Untitled (The Thoughtful Fisherman)

, circa 1896–1901

Oil on canvas, 23¼ by 30½ inches


Its original title unknown, this painting by Edward James Dressler focuses on a fisherman who sits quietly in a modest rowboat as he awaits his catch. With a practical straw sunhat shielding his bearded face, the man props his chin in one hand in a gesture of patient idleness. His craft is anchored among the reeds in a narrow stream bound by a rustic fence at the upper left. The water’s placid surface reflects a high overcast sky that diffuses a cool silvery light over the verdant scene. The stream’s curving banks, the boat, an oar sloping into the water, and the fisherman’s slender pole form a series of contrasting diagonals that play off against the brushy softness of the trees and grasses filling out the idyllic country setting.

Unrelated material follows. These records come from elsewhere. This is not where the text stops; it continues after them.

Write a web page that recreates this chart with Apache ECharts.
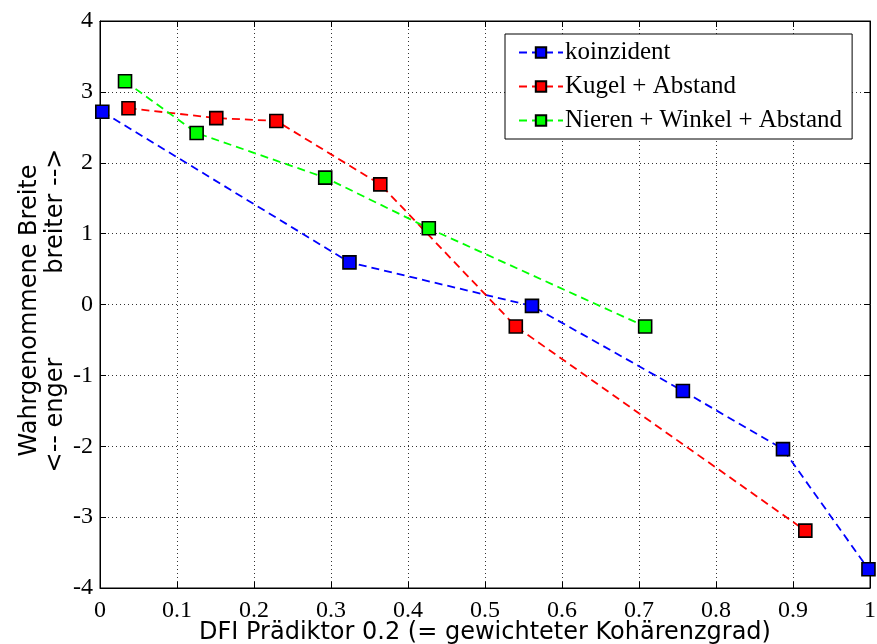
<!DOCTYPE html>
<html><head><meta charset="utf-8">
<script src="https://cdn.jsdelivr.net/npm/echarts@6/dist/echarts.min.js"></script>
<style>html,body{margin:0;padding:0;background:#fff}#c{width:877px;height:644px}</style>
</head><body><div id="c"></div>
<script>
const xTicks = [0,0.1,0.2,0.3,0.4,0.5,0.6,0.7,0.8,0.9,1];
const yTicks = [-4,-3,-2,-1,0,1,2,3,4];
const seriesNames = ['koinzident','Kugel + Abstand','Nieren + Winkel + Abstand'];
const koinzidentX = [0.003,0.324,0.561,0.757,0.887,0.998];
const koinzidentY = [2.72,0.595,-0.02,-1.22,-2.04,-3.735];
const kugelX = [0.037,0.151,0.229,0.364,0.540,0.916];
const kugelY = [2.77,2.63,2.59,1.695,-0.31,-3.19];
const nierenX = [0.0325,0.1255,0.2925,0.427,0.708];
const nierenY = [3.15,2.42,1.79,1.075,-0.31];
const colors = ['#0000ff','#ff0000','#00ff00'];

function pairs(xs, ys){ return xs.map((x,i)=>[x, ys[i]]); }
const allData = [pairs(koinzidentX,koinzidentY), pairs(kugelX,kugelY), pairs(nierenX,nierenY)];

const serif = 'Liberation Serif';
const sans = 'DejaVu Sans';
const chart = echarts.init(document.getElementById('c'));
const baseX = {type:'value', min:0, max:1, interval:0.1};
const baseY = {type:'value', min:-4, max:4, interval:1};
chart.setOption({
  animation:false,
  backgroundColor:'#fff',
  grid:{left:100, right:7, top:21, bottom:56, containLabel:false, outerBoundsMode:'none',
        show:true, borderColor:'#000', borderWidth:1},
  legend:{
    orient:'vertical', left:505, top:34, width:350,
    padding:[6,10,6,13], itemGap:9,
    backgroundColor:'#fff', borderColor:'#000', borderWidth:1,
    itemWidth:44, itemHeight:13,
    textStyle:{fontFamily:serif, fontSize:25, color:'#000', padding:[0,0,0,-3]},
    data:seriesNames
  },
  xAxis:[
    Object.assign({}, baseX, {
      position:'bottom',
      name:'DFI Prädiktor 0.2 (= gewichteter Kohärenzgrad)',
      nameLocation:'middle', nameGap:33, nameMoveOverlap:false,
      nameTextStyle:{fontFamily:sans, fontSize:24, color:'#000', verticalAlign:'top'},
      axisLine:{show:true, onZero:false, lineStyle:{color:'#000'}},
      axisTick:{show:true, inside:true, length:6, lineStyle:{color:'#000'}},
      axisLabel:{fontFamily:serif, fontSize:24, color:'#000', margin:11,
        formatter:v=>{const t=xTicks.find(a=>Math.abs(a-v)<1e-9); return t===undefined?'':String(t);}},
      splitLine:{show:true, lineStyle:{color:'#333', type:[1,3], width:1}}
    }),
    Object.assign({}, baseX, {
      position:'top',
      axisLine:{show:true, onZero:false, lineStyle:{color:'#000'}},
      axisTick:{show:true, inside:true, length:6, lineStyle:{color:'#000'}},
      axisLabel:{show:false}, splitLine:{show:false}
    })
  ],
  yAxis:[
    Object.assign({}, baseY, {
      position:'left',
      name:'Wahrgenommene Breite\n<-- enger           breiter -->',
      nameLocation:'middle', nameGap:31, nameRotate:90, nameMoveOverlap:false,
      nameTextStyle:{fontFamily:sans, fontSize:24, color:'#000', lineHeight:26, align:'center', padding:[0,12,0,0]},
      axisLine:{show:true, onZero:false, lineStyle:{color:'#000'}},
      axisTick:{show:true, inside:true, length:6, lineStyle:{color:'#000'}},
      axisLabel:{fontFamily:serif, fontSize:24, color:'#000', margin:7,
        formatter:v=>{const t=yTicks.find(a=>Math.abs(a-v)<1e-9); return t===undefined?'':String(t);}},
      splitLine:{show:true, lineStyle:{color:'#333', type:[1,3], width:1}}
    }),
    Object.assign({}, baseY, {
      position:'right',
      axisLine:{show:true, onZero:false, lineStyle:{color:'#000'}},
      axisTick:{show:true, inside:true, length:6, lineStyle:{color:'#000'}},
      axisLabel:{show:false}, splitLine:{show:false}
    })
  ],
  series: seriesNames.map((n,i)=>({
    name:n, type:'line', data:allData[i], xAxisIndex:0, yAxisIndex:0,
    symbol:'rect', symbolSize:13, showSymbol:true,
    lineStyle:{color:colors[i], width:1.8, type:[8,5]},
    itemStyle:{color:colors[i], borderColor:'#000', borderWidth:1.6},
    z: 3+i
  }))
});
</script></body></html>
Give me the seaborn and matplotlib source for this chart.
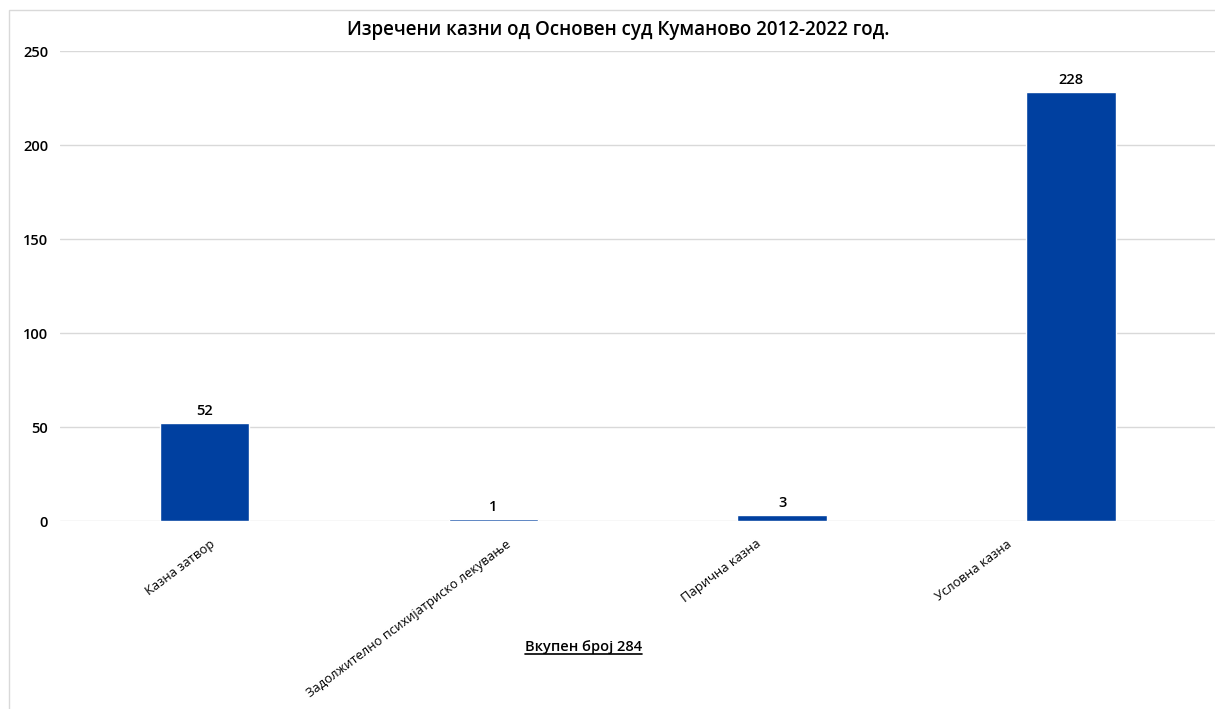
import matplotlib
matplotlib.use('Agg')
import matplotlib.pyplot as plt
import matplotlib.transforms as mtransforms
import seaborn as sns
import pandas as pd
from matplotlib.patches import Rectangle
from matplotlib.lines import Line2D

categories = ['Казна затвор', 'Задолжително психијатриско лекување', 'Парична казна', 'Условна казна']
counts = [52, 1, 3, 228]
title = 'Изречени казни од Основен суд Куманово 2012-2022 год.'
total_label = 'Вкупен број 284'
yticks = [0, 50, 100, 150, 200, 250]

df = pd.DataFrame({'category': categories, 'count': counts})

sns.set_style('white')
plt.rcParams['font.family'] = ['Open Sans', 'DejaVu Sans']
plt.rcParams['text.color'] = '#000000'

fig = plt.figure(figsize=(12.15, 7.09), dpi=100)
ax = fig.add_axes([0.0494, 0.265, 0.951, 0.663])

sns.barplot(data=df, x='category', y='count', color='#0040A0', width=0.31,
            saturation=1, ax=ax, zorder=3)

ax.set_ylim(0, 250)
ax.set_yticks(yticks)
ax.set_xlim(-0.5, 3.5)
ax.yaxis.grid(True, color='#D9D9D9', linewidth=1, zorder=0)
ax.set_axisbelow(True)
for s in ax.spines.values():
    s.set_visible(False)
ax.tick_params(axis='both', length=0, colors='#000000')
ax.tick_params(axis='y', pad=8.5, labelsize=10.5)
ax.tick_params(axis='x', pad=6)
ax.set_xlabel('')
ax.set_ylabel('')
ax.set_xticks(range(len(categories)))
ax.set_xticklabels(categories, rotation=37, ha='right', rotation_mode='anchor', fontsize=9.4)
for lbl in ax.get_yticklabels():
    lbl.set_fontweight('semibold')

# excel places the rotated labels a bit off the ticks, nudge them (pixels)
shifts = [5, 12, -27, -65]
for lbl, dx in zip(ax.get_xticklabels(), shifts):
    lbl.set_transform(lbl.get_transform() +
                      mtransforms.ScaledTranslation(dx / 100, -8 / 100, fig.dpi_scale_trans))

for c in ax.containers:
    ax.bar_label(c, labels=[str(v) for v in counts], padding=4, fontsize=10.5, fontweight='semibold')

fig.text(0.509, 0.958, title, ha='center', va='center', fontsize=13.5, fontweight='semibold')

t = fig.text(0.480, 0.087, total_label, ha='center', va='center', fontsize=10.5, fontweight='semibold')

# border around the chart area
fig.add_artist(Rectangle((9 / 1215, -0.01), 1.02, 1 - 10 / 709 + 0.01, transform=fig.transFigure,
                         fill=False, edgecolor='#D9D9D9', linewidth=1))

fig.canvas.draw()
bb = t.get_window_extent().transformed(fig.transFigure.inverted())
fig.add_artist(Line2D([bb.x0, bb.x1], [bb.y0 + 0.001, bb.y0 + 0.001],
                      transform=fig.transFigure, color='#000000', linewidth=1.2))

fig.savefig('out.png', dpi=100)
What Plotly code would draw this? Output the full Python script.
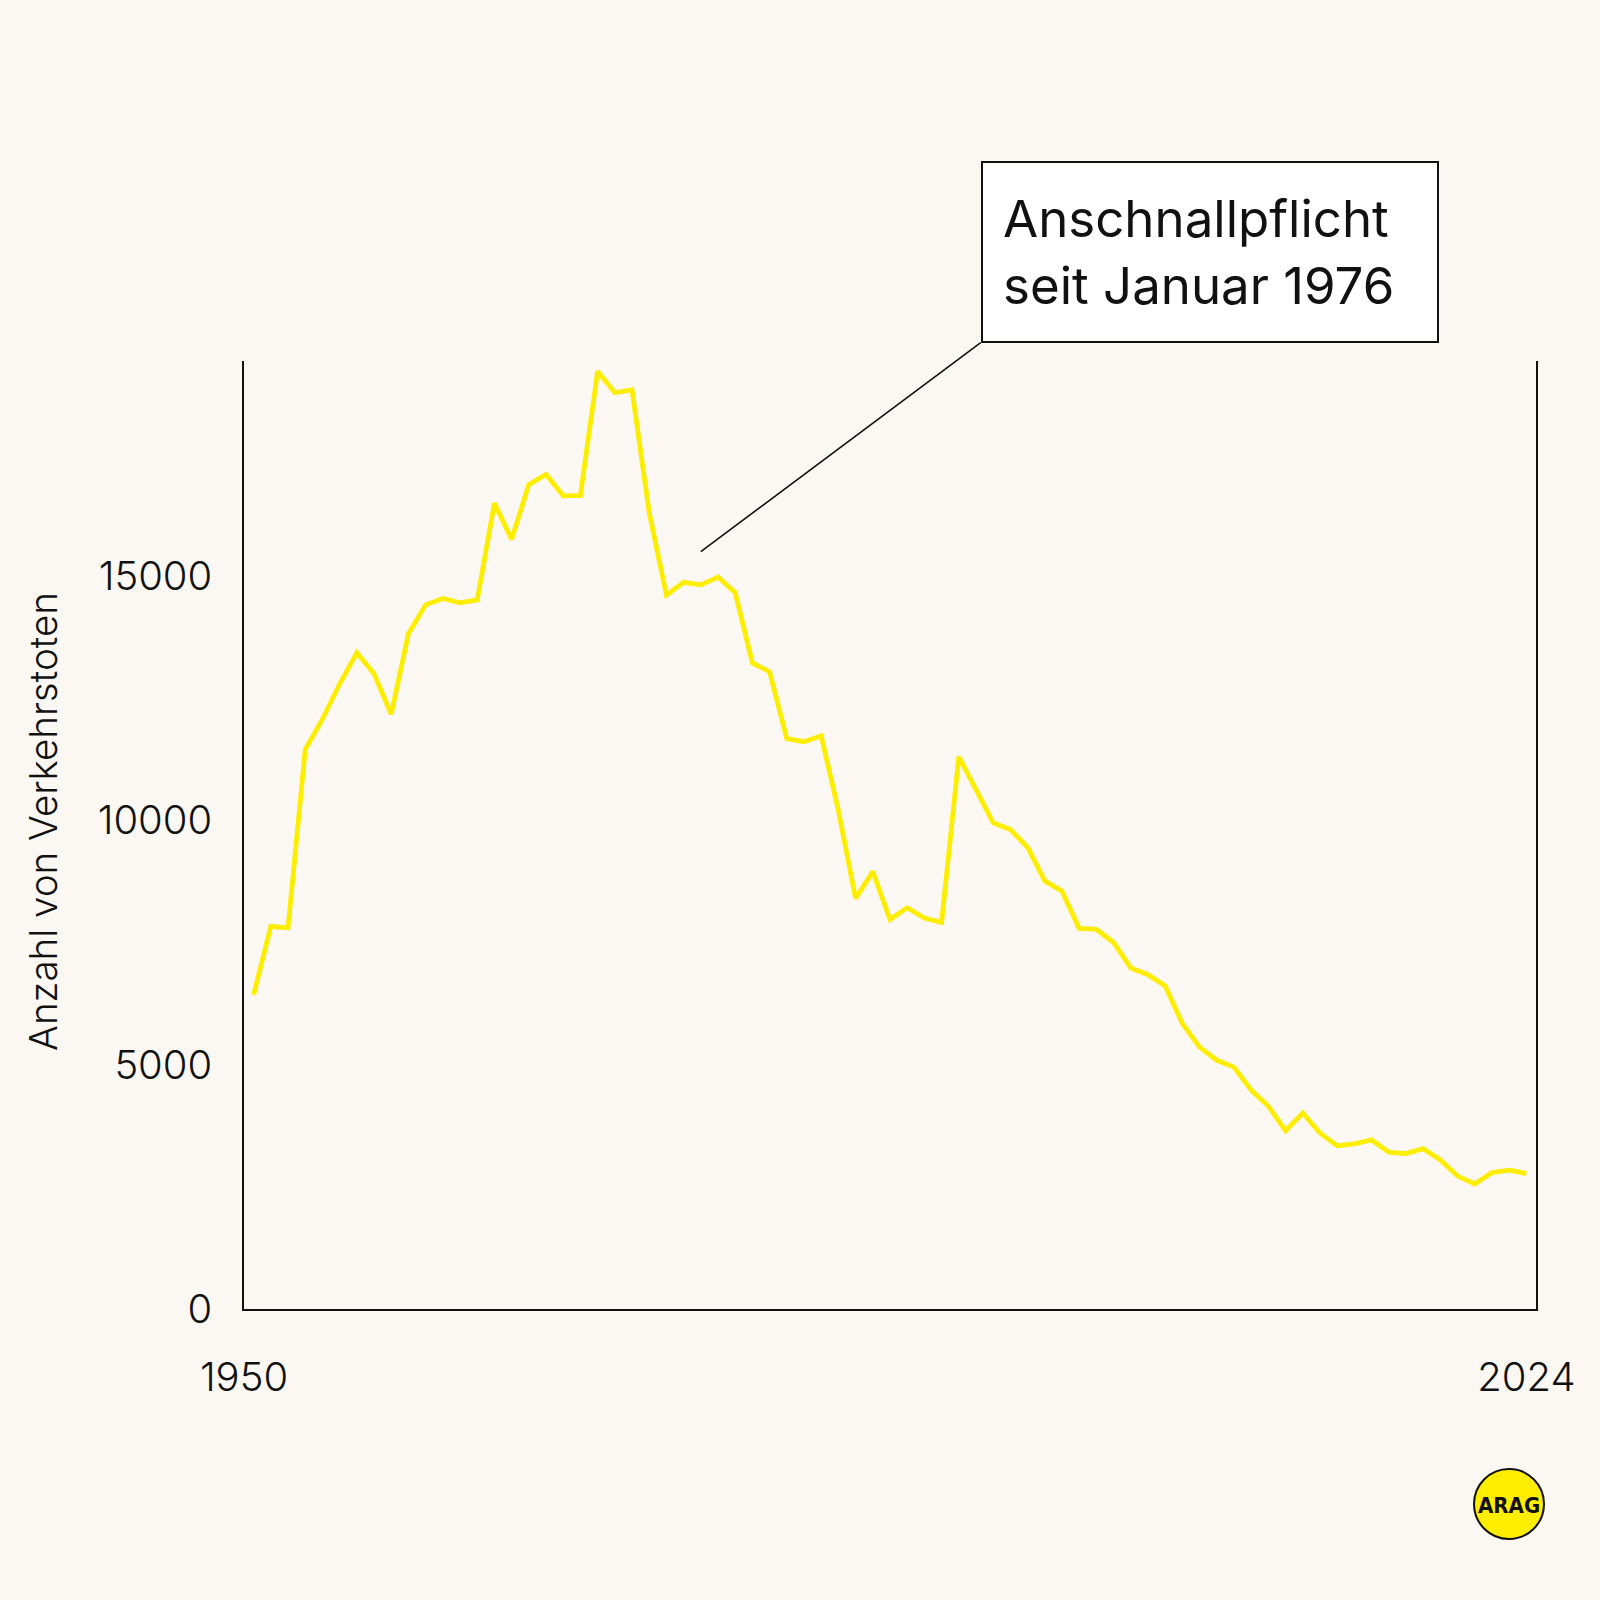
import plotly.graph_objects as go

# ---- data ----
years = list(range(1950, 2025))
deaths = [
    6430, 7830, 7800, 11450, 12070, 12790, 13430, 13000, 12170, 13820,
    14410, 14540, 14450, 14510, 16490, 15750, 16870, 17080, 16640, 16650,
    19190, 18750, 18810, 16300, 14610, 14870, 14820, 14980, 14660, 13220,
    13040, 11670, 11610, 11730, 10200, 8400, 8950, 7970, 8210, 8000,
    7910, 11300, 10630, 9950, 9810, 9450, 8760, 8550, 7790, 7770,
    7500, 6980, 6840, 6610, 5840, 5360, 5090, 4950, 4480, 4150,
    3650, 4010, 3600, 3340, 3380, 3460, 3210, 3180, 3280, 3050,
    2720, 2560, 2790, 2840, 2770,
]
x_tick_text = ["1950", "2024"]
y_ticks = [0, 5000, 10000, 15000]
y_title = "Anzahl von Verkehrstoten"
note_text = "Anschnallpflicht<br>seit Januar 1976"
note_year = 1976
note_value = 15500

# ---- styling ----
BG = "#FBF8F3"
YELLOW = "#FFED00"
INK = "#111111"
FONT = "Inter"

W, H = 1600, 1600
L, R, T, B = 244, 64, 361, 291
X_RANGE = [1949.44, 2024.56]
Y_RANGE = [0, 19400]

fig = go.Figure()
fig.add_trace(go.Scatter(
    x=years, y=deaths, mode="lines",
    line=dict(color=YELLOW, width=4.8),
    hoverinfo="skip", showlegend=False,
))

fig.update_layout(
    width=W, height=H,
    paper_bgcolor=BG, plot_bgcolor=BG,
    margin=dict(l=L, r=R, t=T, b=B, pad=0),
    font=dict(family=FONT, color=INK),
    showlegend=False,
    xaxis=dict(
        range=X_RANGE, showgrid=False, zeroline=False,
        showline=True, linecolor=INK, linewidth=1.5, mirror=False,
        tickmode="array", tickvals=[X_RANGE[0], years[-1]], ticktext=x_tick_text,
        ticks="", ticklabelstandoff=32,
        tickfont=dict(family=FONT, size=40, color=INK, weight=300),
        fixedrange=True,
    ),
    yaxis=dict(
        range=Y_RANGE, showgrid=False, zeroline=False,
        showline=True, linecolor=INK, linewidth=1.5, mirror=True,
        tickmode="array", tickvals=y_ticks, ticktext=[str(v) for v in y_ticks],
        ticks="", ticklabelstandoff=22,
        tickfont=dict(family=FONT, size=40, color=INK, weight=300),
        fixedrange=True,
    ),
)

# y axis title
fig.add_annotation(
    text=y_title, xref="paper", yref="paper",
    x=(43 - L) / (W - L - R), y=(H - B - 822) / (H - T - B),
    xanchor="center", yanchor="middle", textangle=-90, showarrow=False,
    font=dict(family=FONT, size=38.5, color=INK, weight=300),
)

# callout box with leader line
px_x = (W - L - R) / (X_RANGE[1] - X_RANGE[0])
px_y = (H - T - B) / (Y_RANGE[1] - Y_RANGE[0])
box_left_px, box_bottom_px = 980.7, 342.7
tail_x = X_RANGE[0] + (box_left_px - L) / px_x
tail_y = Y_RANGE[0] + ((H - B) - box_bottom_px) / px_y
fig.add_annotation(
    x=note_year, y=note_value, xref="x", yref="y",
    ax=tail_x, ay=tail_y, axref="x", ayref="y",
    text=note_text, showarrow=True, arrowhead=0, arrowwidth=1.6,
    arrowcolor=INK, standoff=0, startstandoff=0,
    xanchor="left", yanchor="bottom", align="left", valign="middle",
    width=414, height=138, borderpad=20, borderwidth=2,
    bordercolor=INK, bgcolor="#FFFFFF",
    font=dict(family=FONT, size=51, color=INK),
)

# logo
cx, cy, rad = 1509, 1504, 35
def px2paper_x(p):
    return (p - L) / (W - L - R)
def px2paper_y(p):
    return ((H - B) - p) / (H - T - B)
fig.add_shape(
    type="circle", xref="paper", yref="paper",
    x0=px2paper_x(cx - rad), x1=px2paper_x(cx + rad),
    y0=px2paper_y(cy + rad), y1=px2paper_y(cy - rad),
    fillcolor=YELLOW, line=dict(color=INK, width=2), layer="above",
)
fig.add_annotation(
    text="<b>ARAG</b>", xref="paper", yref="paper",
    x=px2paper_x(cx), y=px2paper_y(cy + 1), xanchor="center", yanchor="middle",
    showarrow=False,
    font=dict(family="Liberation Sans Narrow, DejaVu Sans Condensed, sans-serif", size=22, color=INK),
)

fig.write_html(
    "out.html",
    config={"displayModeBar": False},
    post_script="document.body.style.margin='0';document.body.style.background='" + BG + "';",
)
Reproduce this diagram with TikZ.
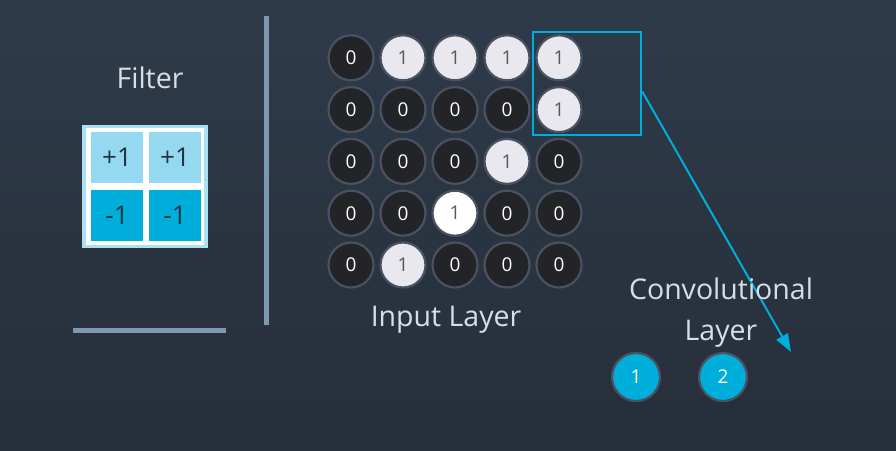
\documentclass[tikz,border=0pt]{standalone}
\usepackage{fontspec}
\setmainfont{Open Sans}
\usetikzlibrary{arrows.meta}
\definecolor{bg top}{HTML}{2F3B4A}
\definecolor{bg bottom}{HTML}{262E39}
\definecolor{bar}{HTML}{7E98B0}
\definecolor{ring}{HTML}{4A5262}
\definecolor{cell dark}{HTML}{222427}
\definecolor{cell light}{HTML}{E8E8EE}
\definecolor{conv blue}{HTML}{00AEDB}
\definecolor{filter light}{HTML}{94D9EF}
\definecolor{label}{HTML}{D8DEE6}
\definecolor{filter text}{HTML}{1E3344}
\colorlet{digit gray}{black!65}
\tikzset{bit/.style={circle, draw=ring, line width=2.2pt, minimum size=45pt,
        inner sep=0pt, font=\fontsize{19}{19}\selectfont},
    zero/.style={bit, fill=cell dark, text=white},
    one/.style={bit, fill=cell light, text=digit gray},
    cell/.style={minimum width=52pt, minimum height=51pt, inner sep=0pt,
        text=filter text, font=\fontsize{26}{26}\selectfont},
    caption/.style={text=label, font=\fontsize{28.5}{41}\selectfont, align=center},
    divider/.style={draw=bar, line width=5pt}}

\begin{document}
\begin{tikzpicture}[x=1pt, y=-1pt]
    \shade[top color=bg top, bottom color=bg bottom] (0,0) rectangle (896,450);
    \useasboundingbox (0,0) rectangle (896,450);
    % dividers
    \draw[divider] (266,16) -- (266,325);
    \draw[divider] (73,330) -- (226,330);
    % filter
    \node[caption] (filtertitle) at (150,78) {Filter};
    \fill[filter light!80] (82,125) rectangle (208,248);
    \fill[white] (86,128) rectangle (204,245);
    \node[cell, fill=filter light] (f11) at (117,157.5) {+1};
    \node[cell, fill=filter light] (f12) at (175,157.5) {+1};
    \node[cell, fill=conv blue] (f21) at (117,215.5) {-1};
    \node[cell, fill=conv blue] (f22) at (175,215.5) {-1};
    % input layer
    \foreach \row/\vals in {1/{0,1,1,1,1}, 2/{0,0,0,0,1}, 3/{0,0,0,1,0},
                            4/{0,0,2,0,0}, 5/{0,1,0,0,0}} {
        \foreach \v [count=\col] in \vals {
            \ifnum\v=0
                \node[zero] (in\row\col) at (299+52*\col, 6+51.8*\row) {0};
            \else\ifnum\v=1
                \node[one] (in\row\col) at (299+52*\col, 6+51.8*\row) {1};
            \else
                \node[one, fill=white] (in\row\col) at (299+52*\col, 6+51.8*\row) {1};
            \fi\fi
        }
    }
    \node[caption] (inputtitle) at (446,320) {Input Layer};
    % window and output
    \node[draw=conv blue, line width=2.5pt, minimum width=108pt, minimum height=103pt,
        inner sep=0pt] (win) at (587,83.5) {};
    \coordinate (tip) at (791,352);
    \draw[conv blue, line width=2pt, -{Triangle[length=18pt, width=13pt]}]
        ([yshift=-8pt]win.east) -- (tip);
    \node[caption] (convtitle) at (721,313) {Convolutional\\Layer};
    \node[bit, fill=conv blue, text=white, minimum size=48pt] (out1) at (636,377) {1};
    \node[bit, fill=conv blue, text=white, minimum size=48pt] (out2) at (723,377) {2};
\end{tikzpicture}
\end{document}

During Dressler’s brief career he was highly respected in Chicago as a painter of landscapes in watercolors as well as oils. His work was largely divided between scenes painted on the city’s agrarian outskirts and images of the more spectacular and varied landscapes of Northern California and the Southwest, to which he made several excursions. “A potent charm of his performances is the fact that he rarely vexes by the introduction of figures into his compositions,” according to one reviewer.i This painting is perhaps exceptional in its focus on a figure, yet it is characteristic of Dressler’s work in its cool hues and evocation of saturated atmosphere. When painting near Chicago, another reviewer noted, the artist “awaits the time when soft, friendly clouds obscure the sun, and tells with a vibrating voice of things which to some induce a feeling of gentle melancholy. . . . He delights in moist green meadows, low, flat stretches of prairie, basined with shallow pools wrapt in mysterious silence.”ii These preferences reflected Dressler’s embrace of a current trend in American art in the late 1890s, when many American painters working in northern France and Holland sought to capture the region’s peculiar color and light. Dressler himself never visited Europe, but he would have seen the results in the work of such Chicago contemporaries as Pauline Dohn (Rudolph) and Charles Corwin, among others.

Wendy Greenhouse, PhD

Donated by M. Christine Schwartz to The Richard H. Driehaus Museum, Chicago, Illinois, in 2021

i “Art,” Chicago Tribune, May 23, 1897; see also “Art,” Chicago Times-Herald, Mar. 19, 1899.
ii Untitled clipping, Chicago Times-Herald, Apr.10, 1898, in AIC Scrapbooks, vol. 9, 154.